Healthy salal, like the plant shown here with its ripe berries, has glossy green leaves year-round. Image courtesy of Nancy Turner

What can you tell me about these reports of dying salal?

Turner: A few years back, when I was up at the Hakai Institute on Calvert Island, I took photos of some dying salal plants. Multiple twigs with multiple leaves were dying all at once, within a stretch of a couple of months.

Now it seems to have spread. I got photos sent from the Gitga’at Nation area, where there are whole thickets of dead salal. In some cases, it looks as if it’s the young leaves that are dying. It’s one thing for the older leaves to die, but when the whole shoot is dying off, including the young leaves, that’s really concerning. It seems that there are whole plants that are dying or at least whole big branches of the plants.

Do you have any idea of what’s killing the plant?

Turner: I don’t think that we know what’s causing it yet. It could be a fungus. It could be some kind of disease. But I think it’s partly related, at least, to climate change. The salal can’t withstand the summer drought. It really thrives in the moist coastal temperate rainforest, and so when those conditions are removed, even for a short period of time in the year, that can be the breaking point. And that could weaken them and make them susceptible to some kind of disease.

If salal died en masse, what would be the ripple effect across the coast?

Turner: Oh my gosh, I’d hate to say it, but the coast would change dramatically. The removal of such a cultural keystone species would change communities. People who have picked salal berries as food for thousands of years wouldn’t be able to get them anymore. It would be catastrophic, in my view.

And then of course there are all the other impacts: to the songbirds and the deer and the bears, the wildlife in general. We know that in bad berry years, they really suffer, and if something like salal stops producing its berries, if it dies out, it will have a cascading effect through the ecosystem.

This footage showing the salal die-off along the coast of Calvert Island, on British Columbia’s central coast, was taken in May 2019. Video by Keith Holmes/Hakai Institute

It’s troubling, isn’t it?
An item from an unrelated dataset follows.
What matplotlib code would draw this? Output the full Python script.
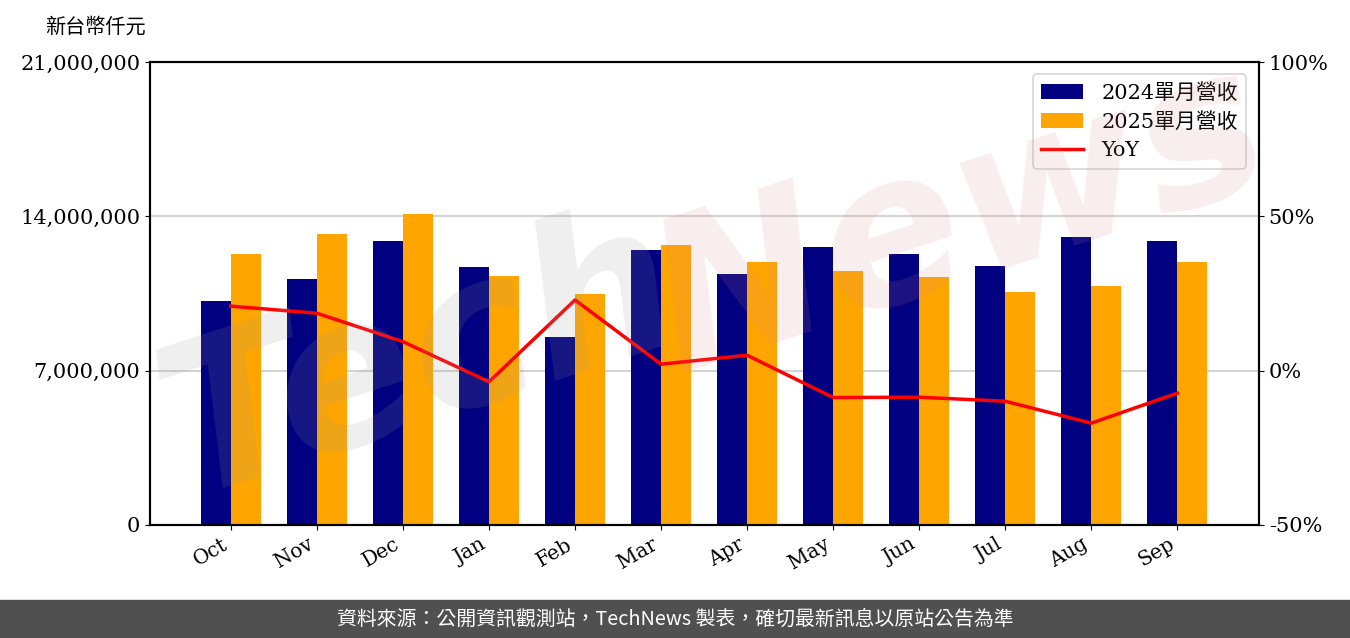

To think about the loss of this cultural keystone species and how it could permanently affect the knowledge passed on by Indigenous peoples.

Turner: Exactly. You can restore the plants—we could probably plant salal out and keep it watered and restore it—but once the knowledge about its use is [gone] … it’s very hard to restore that knowledge.

That’s what I think about when I think about salal: that if people had to stop using it because it disappears, or it stops producing really good berries, or they don’t have access to it anymore, then all of the knowledge about how to use them, how to serve them—and even the taste of them—will go as well.

If past summers are any indication, coastal British Columbia is in for drier and hotter weather. With that in mind, do you have any hope that salal will recover?

Turner: I’m very concerned about changing climate, not just for its impact on salal, but for its impacts on multiple species and habitats. Salal is just one indicator of that concern.

I don’t think salal is going to die off altogether. There are places that will remain wet enough and cool enough that it will survive, but I think its range will probably diminish with climate change.

I do, actually, have hope because nature is amazingly resilient. If you look at a clearcut where all the vegetation looks like it’s totally gone—it’s like a desert—there are plants living under the ground that sprout up within a short time. It’s not going to be the same forest as it was, but the forest does return, even from really badly decimated landscapes. And salal is an amazing shrub that can spread through its seeds and sprout up from its roots. Even if there’s just a little bit left in the ground, it can reestablish itself. We also know that there are some strains of plants that are more resistant to disease than others, and so even if there are just those populations that remain, they will have the capacity to regenerate themselves and to spread out again through the forest. And that’s, I think, our biggest hope.